Task material:
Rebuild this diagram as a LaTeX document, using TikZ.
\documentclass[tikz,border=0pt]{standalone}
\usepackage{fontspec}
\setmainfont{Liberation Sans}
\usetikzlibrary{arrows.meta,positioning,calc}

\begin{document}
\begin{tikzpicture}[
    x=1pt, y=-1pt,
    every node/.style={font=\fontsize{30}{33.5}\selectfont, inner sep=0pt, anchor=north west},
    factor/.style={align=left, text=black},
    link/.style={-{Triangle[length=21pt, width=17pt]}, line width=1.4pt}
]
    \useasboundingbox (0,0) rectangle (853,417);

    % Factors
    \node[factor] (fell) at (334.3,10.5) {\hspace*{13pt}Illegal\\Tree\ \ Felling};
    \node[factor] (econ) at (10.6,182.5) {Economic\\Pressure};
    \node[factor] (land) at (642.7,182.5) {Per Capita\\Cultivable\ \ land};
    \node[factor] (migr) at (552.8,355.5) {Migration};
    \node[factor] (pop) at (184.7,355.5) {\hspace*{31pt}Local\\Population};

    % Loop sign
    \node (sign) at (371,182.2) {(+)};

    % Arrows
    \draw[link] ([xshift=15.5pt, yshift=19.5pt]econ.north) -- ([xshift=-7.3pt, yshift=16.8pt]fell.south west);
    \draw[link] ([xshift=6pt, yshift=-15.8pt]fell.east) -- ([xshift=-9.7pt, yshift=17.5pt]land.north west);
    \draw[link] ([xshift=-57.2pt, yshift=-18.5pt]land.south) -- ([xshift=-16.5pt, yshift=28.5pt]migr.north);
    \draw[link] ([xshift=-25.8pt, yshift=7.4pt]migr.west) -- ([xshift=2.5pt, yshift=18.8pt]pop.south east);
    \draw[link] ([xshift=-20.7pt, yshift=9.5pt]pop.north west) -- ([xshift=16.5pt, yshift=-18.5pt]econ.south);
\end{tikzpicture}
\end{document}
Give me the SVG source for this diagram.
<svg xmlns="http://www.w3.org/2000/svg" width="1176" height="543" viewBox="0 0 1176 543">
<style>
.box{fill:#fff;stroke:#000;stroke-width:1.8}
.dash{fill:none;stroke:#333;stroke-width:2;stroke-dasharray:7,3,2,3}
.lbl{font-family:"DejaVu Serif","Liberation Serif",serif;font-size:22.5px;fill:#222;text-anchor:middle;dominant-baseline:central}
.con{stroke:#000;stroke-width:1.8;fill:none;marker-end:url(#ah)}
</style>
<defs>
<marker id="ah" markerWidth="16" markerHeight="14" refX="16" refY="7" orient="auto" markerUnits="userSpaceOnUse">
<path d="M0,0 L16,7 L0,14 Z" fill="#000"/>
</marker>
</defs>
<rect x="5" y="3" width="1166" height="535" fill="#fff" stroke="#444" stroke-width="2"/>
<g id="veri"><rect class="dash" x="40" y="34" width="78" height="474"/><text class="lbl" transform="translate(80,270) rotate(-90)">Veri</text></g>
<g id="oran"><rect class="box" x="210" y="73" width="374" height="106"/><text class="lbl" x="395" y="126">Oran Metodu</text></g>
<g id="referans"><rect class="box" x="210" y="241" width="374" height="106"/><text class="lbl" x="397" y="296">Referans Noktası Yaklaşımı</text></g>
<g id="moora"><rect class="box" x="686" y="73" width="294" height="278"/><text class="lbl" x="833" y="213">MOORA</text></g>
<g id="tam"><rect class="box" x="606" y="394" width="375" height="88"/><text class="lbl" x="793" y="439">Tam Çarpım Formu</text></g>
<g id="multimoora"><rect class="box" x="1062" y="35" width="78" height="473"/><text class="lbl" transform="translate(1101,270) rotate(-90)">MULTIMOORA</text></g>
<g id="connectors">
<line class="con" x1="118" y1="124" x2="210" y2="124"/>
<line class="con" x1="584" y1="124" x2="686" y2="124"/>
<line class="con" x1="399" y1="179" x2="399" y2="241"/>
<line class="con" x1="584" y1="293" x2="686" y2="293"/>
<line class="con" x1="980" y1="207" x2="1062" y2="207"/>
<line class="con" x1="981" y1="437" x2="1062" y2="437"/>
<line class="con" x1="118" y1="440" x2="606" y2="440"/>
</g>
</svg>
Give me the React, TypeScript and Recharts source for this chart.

Exercise goal: Transcribe the material above word for word.

Full response:
Rebuild this diagram as a LaTeX document, using TikZ.
\documentclass[tikz,border=0pt]{standalone}
\usepackage{fontspec}
\setmainfont{Liberation Sans}
\usetikzlibrary{arrows.meta,positioning,calc}

\begin{document}
\begin{tikzpicture}[
    x=1pt, y=-1pt,
    every node/.style={font=\fontsize{30}{33.5}\selectfont, inner sep=0pt, anchor=north west},
    factor/.style={align=left, text=black},
    link/.style={-{Triangle[length=21pt, width=17pt]}, line width=1.4pt}
]
    \useasboundingbox (0,0) rectangle (853,417);

    % Factors
    \node[factor] (fell) at (334.3,10.5) {\hspace*{13pt}Illegal\\Tree\ \ Felling};
    \node[factor] (econ) at (10.6,182.5) {Economic\\Pressure};
    \node[factor] (land) at (642.7,182.5) {Per Capita\\Cultivable\ \ land};
    \node[factor] (migr) at (552.8,355.5) {Migration};
    \node[factor] (pop) at (184.7,355.5) {\hspace*{31pt}Local\\Population};

    % Loop sign
    \node (sign) at (371,182.2) {(+)};

    % Arrows
    \draw[link] ([xshift=15.5pt, yshift=19.5pt]econ.north) -- ([xshift=-7.3pt, yshift=16.8pt]fell.south west);
    \draw[link] ([xshift=6pt, yshift=-15.8pt]fell.east) -- ([xshift=-9.7pt, yshift=17.5pt]land.north west);
    \draw[link] ([xshift=-57.2pt, yshift=-18.5pt]land.south) -- ([xshift=-16.5pt, yshift=28.5pt]migr.north);
    \draw[link] ([xshift=-25.8pt, yshift=7.4pt]migr.west) -- ([xshift=2.5pt, yshift=18.8pt]pop.south east);
    \draw[link] ([xshift=-20.7pt, yshift=9.5pt]pop.north west) -- ([xshift=16.5pt, yshift=-18.5pt]econ.south);
\end{tikzpicture}
\end{document}
Give me the SVG source for this diagram.
<svg xmlns="http://www.w3.org/2000/svg" width="1176" height="543" viewBox="0 0 1176 543">
<style>
.box{fill:#fff;stroke:#000;stroke-width:1.8}
.dash{fill:none;stroke:#333;stroke-width:2;stroke-dasharray:7,3,2,3}
.lbl{font-family:"DejaVu Serif","Liberation Serif",serif;font-size:22.5px;fill:#222;text-anchor:middle;dominant-baseline:central}
.con{stroke:#000;stroke-width:1.8;fill:none;marker-end:url(#ah)}
</style>
<defs>
<marker id="ah" markerWidth="16" markerHeight="14" refX="16" refY="7" orient="auto" markerUnits="userSpaceOnUse">
<path d="M0,0 L16,7 L0,14 Z" fill="#000"/>
</marker>
</defs>
<rect x="5" y="3" width="1166" height="535" fill="#fff" stroke="#444" stroke-width="2"/>
<g id="veri"><rect class="dash" x="40" y="34" width="78" height="474"/><text class="lbl" transform="translate(80,270) rotate(-90)">Veri</text></g>
<g id="oran"><rect class="box" x="210" y="73" width="374" height="106"/><text class="lbl" x="395" y="126">Oran Metodu</text></g>
<g id="referans"><rect class="box" x="210" y="241" width="374" height="106"/><text class="lbl" x="397" y="296">Referans Noktası Yaklaşımı</text></g>
<g id="moora"><rect class="box" x="686" y="73" width="294" height="278"/><text class="lbl" x="833" y="213">MOORA</text></g>
<g id="tam"><rect class="box" x="606" y="394" width="375" height="88"/><text class="lbl" x="793" y="439">Tam Çarpım Formu</text></g>
<g id="multimoora"><rect class="box" x="1062" y="35" width="78" height="473"/><text class="lbl" transform="translate(1101,270) rotate(-90)">MULTIMOORA</text></g>
<g id="connectors">
<line class="con" x1="118" y1="124" x2="210" y2="124"/>
<line class="con" x1="584" y1="124" x2="686" y2="124"/>
<line class="con" x1="399" y1="179" x2="399" y2="241"/>
<line class="con" x1="584" y1="293" x2="686" y2="293"/>
<line class="con" x1="980" y1="207" x2="1062" y2="207"/>
<line class="con" x1="981" y1="437" x2="1062" y2="437"/>
<line class="con" x1="118" y1="440" x2="606" y2="440"/>
</g>
</svg>
Give me the React, TypeScript and Recharts source for this chart.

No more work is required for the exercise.